**What this task involves**
Write out each line word for word. Drop pictures.

● ● ●

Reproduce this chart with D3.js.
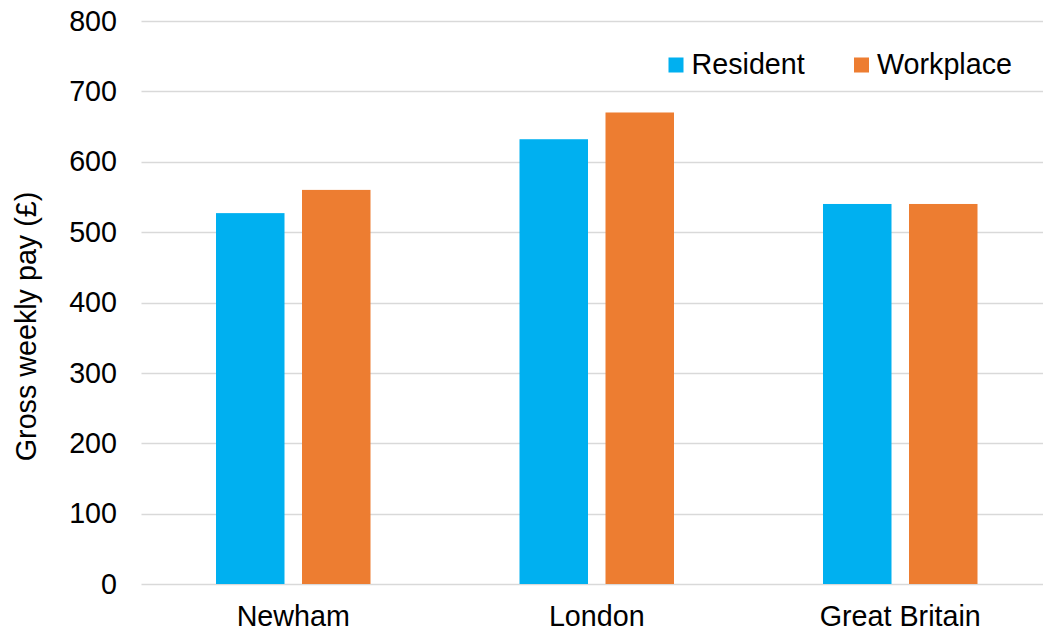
<!DOCTYPE html>
<html>
<head>
<meta charset="utf-8">
<script src="https://cdn.jsdelivr.net/npm/d3@7"></script>
<style>
  html, body { margin: 0; padding: 0; background: #fff; }
  svg { display: block; }
  text { font-family: "Liberation Sans", Arial, sans-serif; fill: #000; }
</style>
</head>
<body>
<svg id="chart" width="1043" height="632"></svg>
<script>
const categories = ["Newham", "London", "Great Britain"];
const seriesNames = ["Resident", "Workplace"];
const residentValues = [527, 632, 540];
const workplaceValues = [560, 670, 540];
const yTicks = [0, 100, 200, 300, 400, 500, 600, 700, 800];
const yTitle = "Gross weekly pay (£)";
const colors = ["#00B0F0", "#ED7D31"];

const svg = d3.select("#chart");
const fontSize = 28.7;

const plotLeft = 141.5, plotRight = 1052, plotTop = 21, plotBottom = 584;

const y = d3.scaleLinear().domain([0, 800]).range([plotBottom, plotTop]);
const x0 = d3.scaleBand().domain(categories).range([plotLeft, plotRight]).padding(0);
const groupWidth = 154.5;
const x1 = d3.scaleBand().domain(seriesNames)
  .range([-groupWidth / 2, groupWidth / 2])
  .paddingInner(0.2035).paddingOuter(0);

// gridlines
svg.append("g").selectAll("line").data(yTicks).join("line")
  .attr("x1", plotLeft).attr("x2", plotRight)
  .attr("y1", d => Math.round(y(d)) + 0.5).attr("y2", d => Math.round(y(d)) + 0.5)
  .attr("stroke", "#d9d9d9").attr("stroke-width", 1.5);

// y axis labels
const yAxis = d3.axisLeft(y).tickValues(yTicks).tickSize(0).tickPadding(0);
const yg = svg.append("g").attr("transform", `translate(117,0)`).call(yAxis);
yg.select(".domain").remove();
yg.selectAll("text").attr("font-size", fontSize).attr("font-family", "Liberation Sans, Arial, sans-serif").attr("fill", "#000");

// bars
const data = categories.map((c, i) => ({ cat: c, values: [residentValues[i], workplaceValues[i]] }));
const groups = svg.append("g").selectAll("g").data(data).join("g")
  .attr("transform", d => `translate(${x0(d.cat) + x0.bandwidth() / 2},0)`);
groups.selectAll("rect").data(d => d.values.map((v, j) => ({ s: seriesNames[j], v, j })))
  .join("rect")
  .attr("x", d => x1(d.s))
  .attr("width", x1.bandwidth())
  .attr("y", d => y(d.v))
  .attr("height", d => y(0) - y(d.v))
  .attr("fill", d => colors[d.j]);

// x axis labels
const xAxis = d3.axisBottom(x0).tickSize(0).tickPadding(0);
const xg = svg.append("g").attr("transform", `translate(0,${plotBottom})`).call(xAxis);
xg.select(".domain").remove();
xg.selectAll("text").attr("font-size", fontSize).attr("font-family", "Liberation Sans, Arial, sans-serif")
  .attr("fill", "#000").attr("dy", null).attr("y", 41.5);

// y title
svg.append("text")
  .attr("transform", "translate(35.5,326.5) rotate(-90)")
  .attr("text-anchor", "middle")
  .attr("font-size", fontSize)
  .text(yTitle);

// legend
const legendX = [668.5, 854];
const lg = svg.append("g").selectAll("g").data(seriesNames).join("g")
  .attr("transform", (d, i) => `translate(${legendX[i]},0)`);
lg.append("rect").attr("x", 0).attr("y", 57.5).attr("width", 15).attr("height", 15)
  .attr("fill", (d, i) => colors[i]);
lg.append("text").attr("x", 23).attr("y", 74).attr("font-size", fontSize).text(d => d);
</script>
</body>
</html>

● ● ●

**Solution**
Reproduce this chart with D3.js.
<!DOCTYPE html>
<html>
<head>
<meta charset="utf-8">
<script src="https://cdn.jsdelivr.net/npm/d3@7"></script>
<style>
  html, body { margin: 0; padding: 0; background: #fff; }
  svg { display: block; }
  text { font-family: "Liberation Sans", Arial, sans-serif; fill: #000; }
</style>
</head>
<body>
<svg id="chart" width="1043" height="632"></svg>
<script>
const categories = ["Newham", "London", "Great Britain"];
const seriesNames = ["Resident", "Workplace"];
const residentValues = [527, 632, 540];
const workplaceValues = [560, 670, 540];
const yTicks = [0, 100, 200, 300, 400, 500, 600, 700, 800];
const yTitle = "Gross weekly pay (£)";
const colors = ["#00B0F0", "#ED7D31"];

const svg = d3.select("#chart");
const fontSize = 28.7;

const plotLeft = 141.5, plotRight = 1052, plotTop = 21, plotBottom = 584;

const y = d3.scaleLinear().domain([0, 800]).range([plotBottom, plotTop]);
const x0 = d3.scaleBand().domain(categories).range([plotLeft, plotRight]).padding(0);
const groupWidth = 154.5;
const x1 = d3.scaleBand().domain(seriesNames)
  .range([-groupWidth / 2, groupWidth / 2])
  .paddingInner(0.2035).paddingOuter(0);

// gridlines
svg.append("g").selectAll("line").data(yTicks).join("line")
  .attr("x1", plotLeft).attr("x2", plotRight)
  .attr("y1", d => Math.round(y(d)) + 0.5).attr("y2", d => Math.round(y(d)) + 0.5)
  .attr("stroke", "#d9d9d9").attr("stroke-width", 1.5);

// y axis labels
const yAxis = d3.axisLeft(y).tickValues(yTicks).tickSize(0).tickPadding(0);
const yg = svg.append("g").attr("transform", `translate(117,0)`).call(yAxis);
yg.select(".domain").remove();
yg.selectAll("text").attr("font-size", fontSize).attr("font-family", "Liberation Sans, Arial, sans-serif").attr("fill", "#000");

// bars
const data = categories.map((c, i) => ({ cat: c, values: [residentValues[i], workplaceValues[i]] }));
const groups = svg.append("g").selectAll("g").data(data).join("g")
  .attr("transform", d => `translate(${x0(d.cat) + x0.bandwidth() / 2},0)`);
groups.selectAll("rect").data(d => d.values.map((v, j) => ({ s: seriesNames[j], v, j })))
  .join("rect")
  .attr("x", d => x1(d.s))
  .attr("width", x1.bandwidth())
  .attr("y", d => y(d.v))
  .attr("height", d => y(0) - y(d.v))
  .attr("fill", d => colors[d.j]);

// x axis labels
const xAxis = d3.axisBottom(x0).tickSize(0).tickPadding(0);
const xg = svg.append("g").attr("transform", `translate(0,${plotBottom})`).call(xAxis);
xg.select(".domain").remove();
xg.selectAll("text").attr("font-size", fontSize).attr("font-family", "Liberation Sans, Arial, sans-serif")
  .attr("fill", "#000").attr("dy", null).attr("y", 41.5);

// y title
svg.append("text")
  .attr("transform", "translate(35.5,326.5) rotate(-90)")
  .attr("text-anchor", "middle")
  .attr("font-size", fontSize)
  .text(yTitle);

// legend
const legendX = [668.5, 854];
const lg = svg.append("g").selectAll("g").data(seriesNames).join("g")
  .attr("transform", (d, i) => `translate(${legendX[i]},0)`);
lg.append("rect").attr("x", 0).attr("y", 57.5).attr("width", 15).attr("height", 15)
  .attr("fill", (d, i) => colors[i]);
lg.append("text").attr("x", 23).attr("y", 74).attr("font-size", fontSize).text(d => d);
</script>
</body>
</html>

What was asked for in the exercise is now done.